Tujuan Indonesia dalam menyelesaikan konflik persengketaan wilayah yang dihadapi oleh Thailand dan Kamboja yaitu agar stabilitas hubungan antar sesama anggota negara ASEAN terjaga. Pada saat itu Indonesia berperan sebagai mediator untuk menyelesaikan konflik ini. Tujuan Indonesia sebagai mediator sebenarnya menjadi tantangan tersendiri untuk Indonesia karena hal tersebut merupakan sebuah cara untuk mewujudkan tujuan didirikannya ASEAN yang bertujuan untuk menciptakan perdamaian di kawasan Asia Tenggara sesuai dengan yang telah disepakati oleh anggota ASEAN pada saat didirikan. Indonesia yang hanya sebagai mediator telah sesuai dengan ketentuan yang ada pada ASEAN karena Indonesia tidak berhak untuk campur tangan dalam masalah  konflik apapun ataupun yang sedang di damaikan saat itu dan yang berhak menentukan konflik antar kedua negara adalah negara yang berkonflik.  Indonesia hanya berperan untuk menemukan, memfasilitasi dan memberikan rekomendasi kepada kedua negara untuk sama-sama ingin menyelesaikan konflik dengan cara damai tanpa menimbulkan kekerasan. Hal tersebut dikarenkan konflik antara kedua negara ini merupakan sebuah konflik yang mengandung kekerasan fisik.

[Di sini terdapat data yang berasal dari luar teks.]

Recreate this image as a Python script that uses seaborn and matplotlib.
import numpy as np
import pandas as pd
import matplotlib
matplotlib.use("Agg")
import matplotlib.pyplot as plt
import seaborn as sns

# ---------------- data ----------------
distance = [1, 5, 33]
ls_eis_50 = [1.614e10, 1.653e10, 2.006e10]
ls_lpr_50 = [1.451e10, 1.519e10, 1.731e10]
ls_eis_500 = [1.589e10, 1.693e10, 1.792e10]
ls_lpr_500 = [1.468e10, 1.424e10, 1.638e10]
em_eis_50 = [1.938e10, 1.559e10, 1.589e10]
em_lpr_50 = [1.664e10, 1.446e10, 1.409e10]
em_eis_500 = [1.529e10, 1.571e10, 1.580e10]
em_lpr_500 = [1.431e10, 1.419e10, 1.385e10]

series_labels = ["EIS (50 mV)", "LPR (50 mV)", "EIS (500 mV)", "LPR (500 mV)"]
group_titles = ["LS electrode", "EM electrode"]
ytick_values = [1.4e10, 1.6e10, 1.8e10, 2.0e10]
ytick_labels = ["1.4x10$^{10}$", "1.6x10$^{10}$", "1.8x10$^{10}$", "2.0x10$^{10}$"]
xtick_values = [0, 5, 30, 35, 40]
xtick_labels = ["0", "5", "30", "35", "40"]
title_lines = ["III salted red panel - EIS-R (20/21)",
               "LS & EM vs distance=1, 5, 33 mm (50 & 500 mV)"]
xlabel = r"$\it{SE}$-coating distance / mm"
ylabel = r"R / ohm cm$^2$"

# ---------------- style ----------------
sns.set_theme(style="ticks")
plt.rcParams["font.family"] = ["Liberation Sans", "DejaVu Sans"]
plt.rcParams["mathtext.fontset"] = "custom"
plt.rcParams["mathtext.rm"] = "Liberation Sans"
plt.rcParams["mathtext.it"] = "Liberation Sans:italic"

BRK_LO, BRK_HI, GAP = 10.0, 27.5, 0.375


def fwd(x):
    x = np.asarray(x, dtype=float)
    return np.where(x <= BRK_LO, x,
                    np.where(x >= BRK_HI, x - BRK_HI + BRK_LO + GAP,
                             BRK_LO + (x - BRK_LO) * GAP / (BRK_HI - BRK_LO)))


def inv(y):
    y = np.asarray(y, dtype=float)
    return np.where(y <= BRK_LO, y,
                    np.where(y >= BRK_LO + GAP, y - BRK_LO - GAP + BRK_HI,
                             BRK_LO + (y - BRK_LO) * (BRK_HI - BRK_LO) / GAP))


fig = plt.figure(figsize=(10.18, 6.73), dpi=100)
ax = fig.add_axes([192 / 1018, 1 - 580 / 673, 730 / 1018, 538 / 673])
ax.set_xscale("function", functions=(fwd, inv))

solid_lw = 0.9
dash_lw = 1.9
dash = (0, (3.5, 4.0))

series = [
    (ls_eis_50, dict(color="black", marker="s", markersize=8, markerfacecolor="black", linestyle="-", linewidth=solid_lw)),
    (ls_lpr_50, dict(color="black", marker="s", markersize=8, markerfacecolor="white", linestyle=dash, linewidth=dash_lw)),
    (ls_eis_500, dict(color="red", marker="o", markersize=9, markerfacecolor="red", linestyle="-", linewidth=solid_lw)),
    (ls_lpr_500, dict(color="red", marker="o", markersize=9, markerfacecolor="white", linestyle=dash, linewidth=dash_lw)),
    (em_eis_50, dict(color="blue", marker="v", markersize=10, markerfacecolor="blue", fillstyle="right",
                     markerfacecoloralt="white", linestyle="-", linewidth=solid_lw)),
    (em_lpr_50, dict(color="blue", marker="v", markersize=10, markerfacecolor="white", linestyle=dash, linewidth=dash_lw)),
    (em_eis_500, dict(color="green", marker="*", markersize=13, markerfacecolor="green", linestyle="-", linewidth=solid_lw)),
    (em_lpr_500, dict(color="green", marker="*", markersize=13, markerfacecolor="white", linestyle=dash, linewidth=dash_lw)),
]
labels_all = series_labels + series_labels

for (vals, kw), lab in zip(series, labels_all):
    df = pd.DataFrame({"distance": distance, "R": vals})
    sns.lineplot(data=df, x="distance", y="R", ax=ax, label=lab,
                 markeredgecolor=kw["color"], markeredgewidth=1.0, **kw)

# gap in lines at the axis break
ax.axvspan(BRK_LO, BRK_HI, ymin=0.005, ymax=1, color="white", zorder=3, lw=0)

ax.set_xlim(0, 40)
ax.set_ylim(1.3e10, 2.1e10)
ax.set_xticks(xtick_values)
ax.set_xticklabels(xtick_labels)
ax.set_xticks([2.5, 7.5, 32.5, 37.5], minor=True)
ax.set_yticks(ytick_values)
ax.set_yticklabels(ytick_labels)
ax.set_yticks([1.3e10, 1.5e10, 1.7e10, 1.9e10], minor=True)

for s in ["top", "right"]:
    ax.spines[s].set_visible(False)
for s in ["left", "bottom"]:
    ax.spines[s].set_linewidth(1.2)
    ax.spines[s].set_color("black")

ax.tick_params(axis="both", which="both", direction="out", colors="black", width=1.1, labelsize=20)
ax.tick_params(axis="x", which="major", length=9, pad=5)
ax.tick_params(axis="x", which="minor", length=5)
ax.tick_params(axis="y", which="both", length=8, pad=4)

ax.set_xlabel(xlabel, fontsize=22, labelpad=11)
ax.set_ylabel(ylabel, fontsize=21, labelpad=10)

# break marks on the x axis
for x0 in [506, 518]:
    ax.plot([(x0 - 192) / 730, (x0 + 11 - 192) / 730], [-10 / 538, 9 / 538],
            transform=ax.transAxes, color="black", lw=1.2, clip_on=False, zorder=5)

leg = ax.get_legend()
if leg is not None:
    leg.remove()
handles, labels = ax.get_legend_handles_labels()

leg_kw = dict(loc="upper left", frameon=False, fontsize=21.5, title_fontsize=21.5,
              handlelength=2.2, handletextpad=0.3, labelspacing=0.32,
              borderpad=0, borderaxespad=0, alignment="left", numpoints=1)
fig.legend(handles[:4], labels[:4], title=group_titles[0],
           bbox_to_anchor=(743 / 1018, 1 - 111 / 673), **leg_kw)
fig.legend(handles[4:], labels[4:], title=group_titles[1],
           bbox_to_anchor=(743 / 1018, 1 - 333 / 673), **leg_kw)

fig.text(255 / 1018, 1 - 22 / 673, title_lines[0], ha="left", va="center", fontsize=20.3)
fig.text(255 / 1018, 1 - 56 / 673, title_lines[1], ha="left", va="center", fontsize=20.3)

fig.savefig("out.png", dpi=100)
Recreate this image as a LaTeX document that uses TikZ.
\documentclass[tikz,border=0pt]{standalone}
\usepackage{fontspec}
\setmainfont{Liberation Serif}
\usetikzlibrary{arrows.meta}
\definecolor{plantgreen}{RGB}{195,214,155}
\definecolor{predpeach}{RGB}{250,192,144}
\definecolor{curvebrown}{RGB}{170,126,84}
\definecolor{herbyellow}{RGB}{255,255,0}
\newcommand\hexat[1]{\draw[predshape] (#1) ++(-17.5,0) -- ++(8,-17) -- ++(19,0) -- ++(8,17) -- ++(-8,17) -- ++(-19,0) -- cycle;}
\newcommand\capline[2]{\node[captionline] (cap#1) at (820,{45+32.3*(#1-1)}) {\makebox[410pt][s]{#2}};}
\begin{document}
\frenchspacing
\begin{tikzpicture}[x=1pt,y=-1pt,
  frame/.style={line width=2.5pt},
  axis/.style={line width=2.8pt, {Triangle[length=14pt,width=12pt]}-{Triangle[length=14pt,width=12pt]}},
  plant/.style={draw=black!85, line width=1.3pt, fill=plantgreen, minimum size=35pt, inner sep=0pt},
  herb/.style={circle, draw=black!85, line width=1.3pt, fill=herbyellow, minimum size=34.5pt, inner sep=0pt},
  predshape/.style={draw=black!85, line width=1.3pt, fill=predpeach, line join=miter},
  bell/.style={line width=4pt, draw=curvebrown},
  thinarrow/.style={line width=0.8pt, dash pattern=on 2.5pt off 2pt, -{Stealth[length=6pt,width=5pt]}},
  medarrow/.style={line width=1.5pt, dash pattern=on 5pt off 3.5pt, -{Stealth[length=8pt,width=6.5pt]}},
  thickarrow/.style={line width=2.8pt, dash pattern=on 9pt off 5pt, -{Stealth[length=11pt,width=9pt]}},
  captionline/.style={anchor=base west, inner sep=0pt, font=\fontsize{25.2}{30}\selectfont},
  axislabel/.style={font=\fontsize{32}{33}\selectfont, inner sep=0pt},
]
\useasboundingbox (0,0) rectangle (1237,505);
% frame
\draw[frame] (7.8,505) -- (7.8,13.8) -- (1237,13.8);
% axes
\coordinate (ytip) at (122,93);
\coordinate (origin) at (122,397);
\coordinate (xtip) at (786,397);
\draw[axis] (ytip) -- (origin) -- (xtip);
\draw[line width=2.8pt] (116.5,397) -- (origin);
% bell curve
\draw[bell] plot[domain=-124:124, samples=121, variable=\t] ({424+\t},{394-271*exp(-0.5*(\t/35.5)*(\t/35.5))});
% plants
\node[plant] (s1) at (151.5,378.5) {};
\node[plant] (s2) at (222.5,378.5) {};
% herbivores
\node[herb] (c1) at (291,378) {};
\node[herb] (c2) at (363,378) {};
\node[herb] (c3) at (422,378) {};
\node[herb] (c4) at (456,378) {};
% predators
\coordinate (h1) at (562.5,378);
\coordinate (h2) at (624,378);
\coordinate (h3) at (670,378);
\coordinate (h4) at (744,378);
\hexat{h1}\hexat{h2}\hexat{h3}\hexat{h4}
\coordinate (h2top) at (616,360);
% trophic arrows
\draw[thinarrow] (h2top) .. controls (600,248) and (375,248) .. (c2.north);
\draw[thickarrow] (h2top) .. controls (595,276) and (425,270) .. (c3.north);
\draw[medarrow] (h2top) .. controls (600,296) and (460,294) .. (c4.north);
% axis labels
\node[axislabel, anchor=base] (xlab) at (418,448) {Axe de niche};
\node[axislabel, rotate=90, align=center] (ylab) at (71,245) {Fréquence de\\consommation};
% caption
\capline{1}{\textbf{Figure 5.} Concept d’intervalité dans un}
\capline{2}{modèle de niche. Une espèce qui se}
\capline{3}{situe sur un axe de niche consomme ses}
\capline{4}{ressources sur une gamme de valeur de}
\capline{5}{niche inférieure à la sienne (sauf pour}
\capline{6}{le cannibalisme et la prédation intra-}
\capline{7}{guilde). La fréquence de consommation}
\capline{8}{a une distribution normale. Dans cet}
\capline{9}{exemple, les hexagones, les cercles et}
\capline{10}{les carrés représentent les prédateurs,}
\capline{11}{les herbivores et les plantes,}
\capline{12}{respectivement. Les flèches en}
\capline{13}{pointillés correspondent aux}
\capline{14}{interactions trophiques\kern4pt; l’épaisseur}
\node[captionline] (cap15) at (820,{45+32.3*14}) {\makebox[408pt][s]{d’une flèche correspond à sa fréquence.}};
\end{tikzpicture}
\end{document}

Bentuk tindakan Indonesia dalam menyelesaikan konflik perbatasan ini terlihat saat Indonesia memfasilitasi pertemuan secara bilateral maupun multilateral seperti, diadakannya pertemuan informal kedua negara di Jakarta, melakukan pertemuan dalam rangka Joint Border Committee (JBC) di Bogor, selanjutnya juga mengadakan pertemuan Trilateral di sela-sela KTT ASEAN ke-18 di Jakarta dan yang terakhir diadakannya pertemuan bersifat formal Menteri Luar Negeri ASEAN ( AMM).
Adapun upaya Indonesia dalam menyelesaikan konflik ini seperti upaya diplomasi dengan cara perundingan. Saat perundingan dilakukan hanya dihadiri oleh pihak dari Kamboja saja sedangkan dari Thailand masih menginginkan agar masalah ini diselesaikan secara bilateral. Namun seiring dengan berjalannya waktu, konflik perbatasan ini semakin kondusif dan berangsur redah. Hal itu juga ditandai dengan kedua negara yang sama-sama menarik pasukannya kembali dari kawasan candi Preah Vihear yang merupakan kawasan persengketaan.